At the Workshop, we used DataStax Graph 6.8 and DataStax Studio 6.8 that are available at DataStax Labs.

  1. Download and extract the DataStax Graph (DSG) archive from DataStax Labs - it contains both DataStax Graph 6.8 and DataStax Studio 6.8 distributions.
  2. Modify dse.yaml (e.g. resources/dse/conf/dse.yaml) to reflect the following settings:
  • Enable AlwaysOn SQL to be able to execute SQL queries
  alwayson_sql_options:
    # Set to true to enable the node for AlwaysOn SQL. Only an Analytics node
    # can be enabled as an AlwaysOn SQL node.
    enabled: true

    # AlwaysOn SQL Thrift port
    thrift_port: 10000

    # AlwaysOn SQL WebUI port
    web_ui_port: 9077

    # The waiting time to reserve the Thrift port if it's not available
    reserve_port_wait_time_ms: 100

    # The waiting time to check AlwaysOn SQL health status
    alwayson_sql_status_check_wait_time_ms: 500

    # The work pool name used by AlwaysOn SQL
    workpool: alwayson_sql

    # Location in DSEFS of the log files
    log_dsefs_dir: /spark/log/alwayson_sql

    # The role to use for internal communication by AlwaysOn SQL if authentication is enabled
    auth_user: alwayson_sql

    # The maximum number of errors that can occur during AlwaysOn SQL service runner thread
    # runs before stopping the service. A service stop requires a manual restart.
    runner_max_errors: 10

    # The interval in seconds to update heartbeat of AlwaysOn SQL. If heartbeat is not updated
    # for more than the period of three times of the interval, AlwaysOn SQL malfunctions.
    # AlwaysOn SQL automatically restarts.
    heartbeat_update_interval_seconds: 30
  • Increase the OLTP timeout setting to 300 to be able to load the data set
graph:
    # Maximum time to wait for an OLAP analytic (Spark) traversal to evaluate.
    # When not set, the default is 10080 minutes (168 hours).
    # analytic_evaluation_timeout_in_minutes: 10080

    # Maximum time to wait for an OLTP real-time traversal to evaluate.
    # When not set, the default is 30 seconds.
    realtime_evaluation_timeout_in_seconds: 300
  • Disable the Gremlin sandbox to be able to read the data set files
    gremlin_server:
        # port: 8182

        # Size of the worker thread pool.

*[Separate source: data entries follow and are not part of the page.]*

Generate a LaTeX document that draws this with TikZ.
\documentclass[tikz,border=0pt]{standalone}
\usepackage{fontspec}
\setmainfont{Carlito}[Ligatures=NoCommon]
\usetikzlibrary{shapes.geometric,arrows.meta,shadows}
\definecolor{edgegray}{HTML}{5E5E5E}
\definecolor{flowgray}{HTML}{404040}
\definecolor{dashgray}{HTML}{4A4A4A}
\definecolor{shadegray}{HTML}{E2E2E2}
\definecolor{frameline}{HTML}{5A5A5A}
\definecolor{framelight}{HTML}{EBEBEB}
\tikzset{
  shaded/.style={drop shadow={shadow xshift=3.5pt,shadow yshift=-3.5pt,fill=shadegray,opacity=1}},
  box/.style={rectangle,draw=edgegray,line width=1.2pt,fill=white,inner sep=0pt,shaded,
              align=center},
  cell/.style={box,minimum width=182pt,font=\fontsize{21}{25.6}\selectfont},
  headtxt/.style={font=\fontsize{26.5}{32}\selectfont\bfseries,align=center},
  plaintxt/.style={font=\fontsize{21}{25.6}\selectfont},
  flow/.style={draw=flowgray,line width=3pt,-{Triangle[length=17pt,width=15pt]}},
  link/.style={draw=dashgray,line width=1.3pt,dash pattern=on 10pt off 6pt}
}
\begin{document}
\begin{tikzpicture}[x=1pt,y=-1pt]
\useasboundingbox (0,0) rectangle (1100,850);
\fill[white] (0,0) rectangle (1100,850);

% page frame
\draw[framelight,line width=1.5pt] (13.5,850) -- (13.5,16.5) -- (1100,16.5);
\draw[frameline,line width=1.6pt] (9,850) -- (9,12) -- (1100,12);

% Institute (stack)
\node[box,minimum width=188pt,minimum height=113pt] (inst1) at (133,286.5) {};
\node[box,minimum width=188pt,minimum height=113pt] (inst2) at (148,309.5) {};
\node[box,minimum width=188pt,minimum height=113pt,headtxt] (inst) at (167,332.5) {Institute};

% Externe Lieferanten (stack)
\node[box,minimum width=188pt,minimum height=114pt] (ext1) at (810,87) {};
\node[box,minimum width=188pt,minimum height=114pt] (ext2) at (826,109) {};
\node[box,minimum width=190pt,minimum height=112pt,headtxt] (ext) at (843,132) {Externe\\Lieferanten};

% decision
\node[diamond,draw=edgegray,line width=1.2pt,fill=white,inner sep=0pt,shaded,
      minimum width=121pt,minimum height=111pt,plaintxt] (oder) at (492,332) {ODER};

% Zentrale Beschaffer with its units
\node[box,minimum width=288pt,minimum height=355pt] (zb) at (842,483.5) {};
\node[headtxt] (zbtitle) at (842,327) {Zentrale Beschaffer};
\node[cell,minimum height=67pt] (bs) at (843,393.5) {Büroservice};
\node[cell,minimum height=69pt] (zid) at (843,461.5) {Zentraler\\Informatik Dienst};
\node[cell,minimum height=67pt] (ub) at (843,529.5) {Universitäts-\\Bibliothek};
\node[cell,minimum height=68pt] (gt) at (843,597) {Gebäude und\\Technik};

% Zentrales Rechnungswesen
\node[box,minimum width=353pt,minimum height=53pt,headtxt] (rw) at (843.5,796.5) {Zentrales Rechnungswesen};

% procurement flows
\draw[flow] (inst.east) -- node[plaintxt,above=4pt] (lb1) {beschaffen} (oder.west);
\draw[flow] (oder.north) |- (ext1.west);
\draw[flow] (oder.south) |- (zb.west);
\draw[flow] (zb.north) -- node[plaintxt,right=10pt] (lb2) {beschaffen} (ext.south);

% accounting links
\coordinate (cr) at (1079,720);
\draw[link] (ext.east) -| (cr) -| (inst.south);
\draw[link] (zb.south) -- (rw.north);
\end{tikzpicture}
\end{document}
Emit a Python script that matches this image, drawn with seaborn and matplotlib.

Should generally not exceed 2 * number of cores.
        # A worker thread performs non-blocking read and write for one or more Channels.
        # threadPoolWorker: 2

        # The number of "Gremlin" threads available to execute scripts in a ScriptEngine as well as bytecode requests.
        # This pool represents the workers available to handle blocking operations in Gremlin Server. When unset or set to zero,
        # this value will be defaulted to 10 times the value of the JVM property "cassandra.available_processors" (if set)
        # or to 10 times the value of Runtime.getRuntime().availableProcessors() (otherwise).
        # gremlinPool: 0

        # The gremlin-groovy script engine will always be added even if the configuration option is not present.
        # Additional imports may be added in the configuration for that script engine.
         scriptEngines:
            gremlin-groovy:
                 config:
                     # To disable the gremlin groovy sandbox entirely
                     sandbox_enabled: false
#                     sandbox_rules:
  1. Start DataStax Graph with Search and Analytics enabled: e.g. bin/dse cassandra -s -k -g.
  2. Start DataStax Studio: e.g. bin/server.sh.
  3. Open a Web browser and navigate to localhost:9091 to access DataStax Studio. Import the notebooks from this repo. The notebooks expect the data to be located at /var/lib/graph/killr_video_graph.json. Enjoy!